Exclusive polling carried out by Lord Ashcroft and published in Holyrood earlier this week revealed that SNP voters are split over the de facto referendum plan, with fewer than half of those who voted SNP in the 2019 general election in favour of using the next one as a means to determine the public's will on independence.
The research also found that half of voters believe the UK Government was correct to block the Scottish Government's gender reforms, although a third said it was wrong to use Section 35 powers to do so.
Sturgeon, who is Scotland's longest-serving first minister, pushed the gender reforms through prior to Christmas, whipping her MSPs to vote in favour of the controversial Gender Recognition Reform Bill.
The legislation led to a split within the party, with community safety minister Ash Regan resigning over the issue and a number of other MSPs defying the whip because they had concerns about some aspects of the bill.
Scottish secretary Alister Jack subsequently used Section 35 of the Scotland Act to prevent the bill from being enacted, citing concerns that it would impinge on the UK-wide Equality Act.
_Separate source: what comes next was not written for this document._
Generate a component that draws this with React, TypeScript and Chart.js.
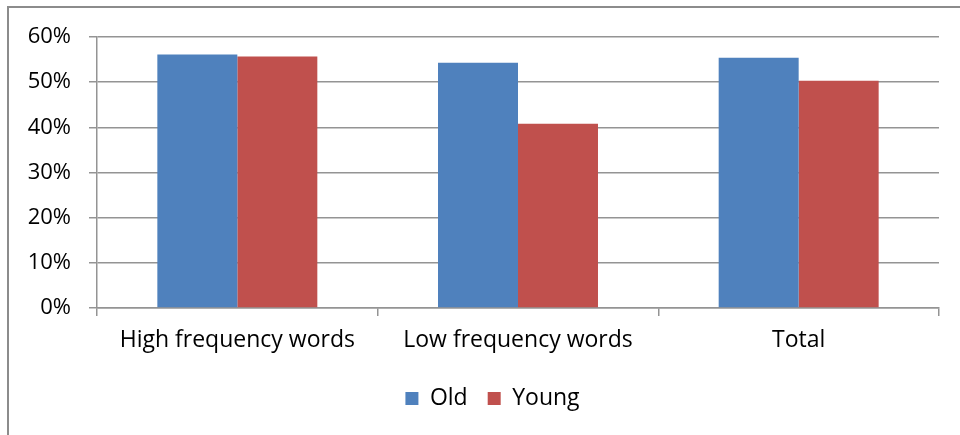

Sturgeon has been a member of the SNP since she was a teenager, campaigning for Kay Ullrich – who ultimately became an MSP in 1999 – in her unsuccessful 1987 Westminster campaign.
In 1992 she stood for the Glasgow Shettleston constituency, when she was trounced by Labour, and was again beaten by Labour when she stood for Glasgow Govan in 1997.
She became a list MSP in the first Scottish Parliament election and quickly rose through the ranks to become Salmond's deputy leader in 2004 then deputy first minister and health minister in 2007.
She is to remain as an MSP until "at least" the 2026 Scottish Parliament election, focusing on The Promise, access to justice for victims of sexual assault, and independence, from the backbenches.
Sturgeon is currently embroiled in controversy over a £107,000 loan her husband – SNP chief executive Peter Murrell – made to the party in June 2021.
The loan was not declared within the timeframe set out by the Electoral Commission and Murrell was not identified as the source of the loan in the party's accounts.
It is understood that Police Scotland are looking into the loan as part of a wider investigation into what happened to money raised as part of an indyref2 crowdfunder.
Sturgeon refused to comment on the investigation.
Last month Sturgeon indicated that she had no plans to step down in the near future, telling the BBC’s Sunday with Laura Kuenssberg programme that she had "plenty in the tank at the moment".
Scottish Secretary Alister Jack has thanked Sturgeon for her service, but added her resignation "presents a welcome opportunity for the Scottish Government to change course and to drop its divisive obsession with independence".
He said: "A new First Minister will have a real chance to re-focus the Scottish Government on what they were elected to do - improve public services such as health and education that people rely on and that are vital to Scotland's future success."
The Scottish Greens, with whom her party is in government, described her as the "most significant political figure of the devolution era".
In a joint statement, co-leaders Patrick Harvie and Lorna Slater said: "Nicola Sturgeon has truly been a major figure in Scottish and UK politics in her decisive, tireless and collaborative leadership through unprecedented challenges and we are sorry to see her step down."
Scottish Labour leader Anas Sarwar said: "While we have disagreed passionately about what is best for our people, I have never for a moment doubted her passion for Scotland... But our country, now more than ever, requires a politics focussed on delivering the change Scotland needs - by uniting Scotland and not dividing it."